503. TDU Systems assert that the
Commission erred in failing to address
the merits of this proposal in the Final
Rule.845 They contend that the
Commission should not burden itself
with deciding when major additions to
generation, revealed in a change in
status report, are likely to alter the
results of its market power tests. They
submit that it would not be an
unreasonable burden on Category 2
sellers to prepare updated analyses
within a reasonable time from the
acquisition of additional generation.
Commission Determination
504. In the Final Rule, the
Commission stated that it retains the
tools necessary to ensure that all rates
are just and reasonable, with initial
market power evaluations, ongoing
monitoring by the Commission, change
in status reporting requirements, and
scheduled updated market power
analyses for Category 2 sellers.846 We
continue to believe that these
requirements provide the Commission
with the tools it needs to ensure that
rates remain just and reasonable.
In Order No. 652, the Commission
clarified and standardized market-based
rate sellers’ reporting requirement for
changes in status and the Commission
considered and rejected the idea that
change in status filings include an
updated market power analysis.

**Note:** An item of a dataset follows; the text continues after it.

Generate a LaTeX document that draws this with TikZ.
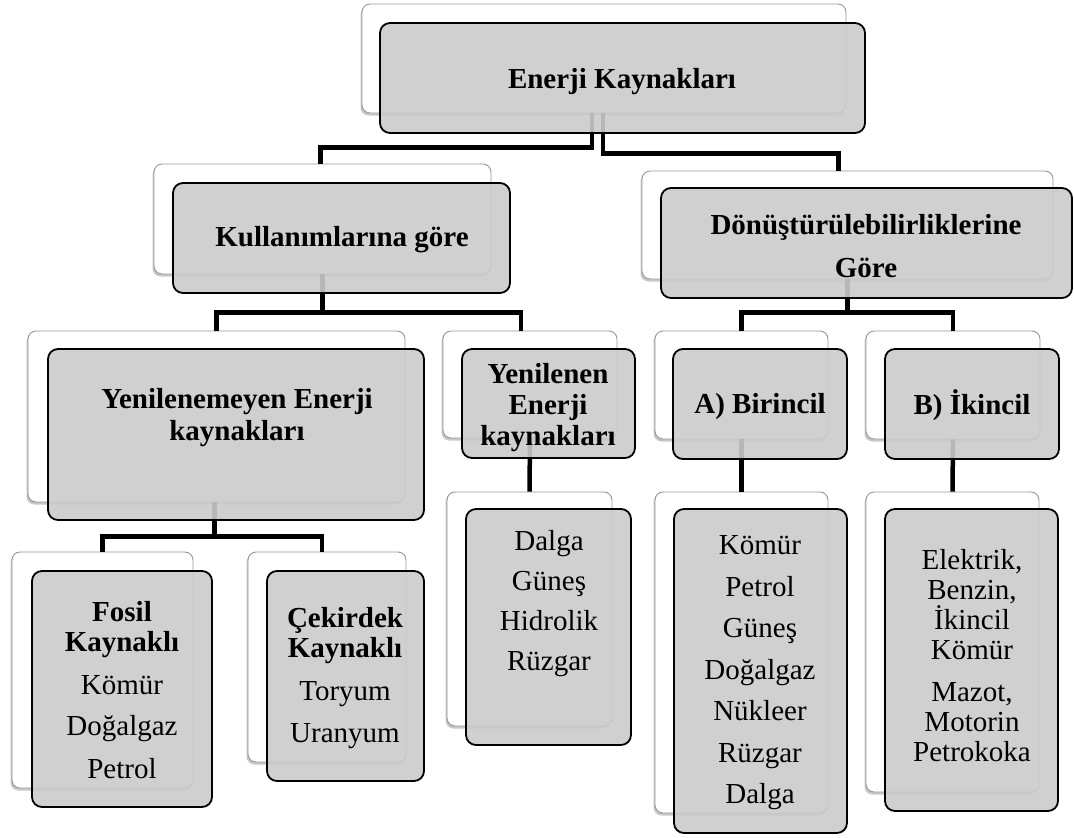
\documentclass[tikz,border=0pt]{standalone}
\usepackage{fontspec}
\setmainfont{Liberation Serif}
\usetikzlibrary{fit,shadows}
\definecolor{frontfill}{RGB}{203,203,203}
\definecolor{backline}{RGB}{150,150,150}
\begin{document}
\begin{tikzpicture}[x=1pt,y=-1pt,
  backbox/.style={draw=backline, line width=0.9pt, fill=white, rounded corners=8pt, inner sep=0pt,
    drop shadow={shadow xshift=-1.5pt, shadow yshift=-2.5pt, opacity=0.22, fill=black}},
  frontbox/.style={draw=black, line width=1.8pt, fill=frontfill, fill opacity=0.9, rounded corners=10pt, inner sep=0pt},
  wire/.style={line width=4.5pt, draw=black},
  lbl/.style={align=center, inner sep=0pt, font=\fontsize{29}{30}\selectfont},
  hd/.style={align=center, inner sep=0pt, font=\fontsize{29}{30}\selectfont\bfseries}]
\useasboundingbox (0,0) rectangle (1074,838);
% back (white) boxes
\node[backbox, fit={(362,4)(846,113)}] (rootW) {};
\node[backbox, fit={(154,164)(491,274)}] (kulW) {};
\node[backbox, fit={(642,171)(1053,279)}] (donW) {};
\node[backbox, fit={(28,331)(405,502)}] (yeW) {};
\node[backbox, fit={(443,331)(617,438)}] (ynW) {};
\node[backbox, fit={(655,331)(828,439)}] (b1W) {};
\node[backbox, fit={(866,331)(1040,439)}] (b2W) {};
\node[backbox, fit={(12,552)(193,788)}] (foW) {};
\node[backbox, fit={(248,552)(406,762)}] (ceW) {};
\node[backbox, fit={(447,492)(612,726)}] (daW) {};
\node[backbox, fit={(655,492)(828,813)}] (klW) {};
\node[backbox, fit={(866,492)(1039,792)}] (elW) {};
% connectors
\draw[wire] ([xshift=-12pt]rootW.south) -- ++(0,34) -| ([xshift=-2pt]kulW.north);
\draw[wire] ([xshift=-1pt]rootW.south) -- ++(0,40) -| ([xshift=-9pt]donW.north);
\draw[wire] (kulW.south) -- ++(0,39);
\draw[wire] (yeW.north) -- ++(0,-18) -| ([xshift=-9pt]ynW.north);
\draw[wire] (donW.south) -- ++(0,34);
\draw[wire] (b1W.north) -- ++(0,-18) -| (b2W.north);
\draw[wire] ([xshift=-2pt]yeW.south) -- ++(0,35);
\draw[wire] (foW.north) -- ++(0,-15) -| ([xshift=-5pt]ceW.north);
\draw[wire] (ynW.south) -- (daW.north);
\draw[wire] (b1W.south) -- (klW.north);
\draw[wire] (b2W.south) -- (elW.north);
% front (grey) boxes
\node[frontbox, fit={(380,23)(865,133)}] (rootG) {};
\node[frontbox, fit={(173,183)(510,293)}] (kulG) {};
\node[frontbox, fit={(661,188)(1072,298)}] (donG) {};
\node[frontbox, fit={(48,349)(424,520)}] (yeG) {};
\node[frontbox, fit={(462,349)(635,458)}] (ynG) {};
\node[frontbox, fit={(673,349)(847,459)}] (b1G) {};
\node[frontbox, fit={(885,349)(1059,459)}] (b2G) {};
\node[frontbox, fit={(32,571)(212,807)}] (foG) {};
\node[frontbox, fit={(267,571)(424,781)}] (ceG) {};
\node[frontbox, fit={(466,509)(631,745)}] (daG) {};
\node[frontbox, fit={(674,509)(847,833)}] (klG) {};
\node[frontbox, fit={(885,509)(1058,811)}] (elG) {};
% texts
\node[hd] (rootT) at (622,82) {Enerji Kaynakları};
\node[hd] (kulT) at (342,240) {Kullanımlarına göre};
\node[hd] (donT) at (866,246) {Dönüştürülebilirliklerine\\[13pt]Göre};
\node[hd] (yeT) at (237,418) {Yenilenemeyen Enerji\\[2pt]kaynakları};
\node[hd] (ynT) at (548,408) {Yenilenen\\[1pt]Enerji\\[1pt]kaynakları};
\node[hd] (b1T) at (760,407) {A) Birincil};
\node[hd] (b2T) at (972,405) {B) İkincil};
\node[lbl] (foT) at (122,690) {\textbf{Fosil}\\\textbf{Kaynaklı}\\[13pt]Kömür\\[11pt]Doğalgaz\\[13pt]Petrol};
\node[lbl] (ceT) at (345,678) {\textbf{Çekirdek}\\\textbf{Kaynaklı}\\[13pt]Toryum\\[12pt]Uranyum};
\node[lbl] (daT) at (549,604) {Dalga\\[10pt]Güneş\\[10pt]Hidrolik\\[10pt]Rüzgar};
\node[lbl] (klT) at (760,673) {Kömür\\[11.5pt]Petrol\\[11.5pt]Güneş\\[11.5pt]Doğalgaz\\[11.5pt]Nükleer\\[11.5pt]Rüzgar\\[11.5pt]Dalga};
\node[lbl] (elT) at (972,656) {Elektrik,\\Benzin,\\İkincil\\Kömür\\[12pt]Mazot,\\Motorin\\Petrokoka};
\end{tikzpicture}
\end{document}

The
Commission explained that it is
incumbent on an applicant to decide
whether a change in status is a material
change and that an applicant should
provide adequate support and analysis,
including an updated market power
analysis if it chooses.847 Thus, if a
market-based rate seller believes that a
change in status does not affect the
continuing basis of the Commission’s
grant of market-based rate authority, it
should clearly state the reasons on
which it bases this conclusion,
including an updated market power
analysis if it so chooses.
505. While we appreciate TDU
Systems’ proposal and agree that it
would not necessarily be an
unreasonable burden to require Category
2 sellers to prepare updated analyses
within a reasonable time from the
acquisition of additional generation, we
are not persuaded that our current
approach is not adequate. The existing
reporting requirement provides the
845 Id. at 4–5 (citing K N Energy, Inc. v. FERC, 968
F.2d 1295, 1303 (D.C. Cir. 1991)).
846 Order No. 697 at P 853–854.
847 Order No. 652, FERC Stats. & Regs. ¶ 31,175
at P 94–95.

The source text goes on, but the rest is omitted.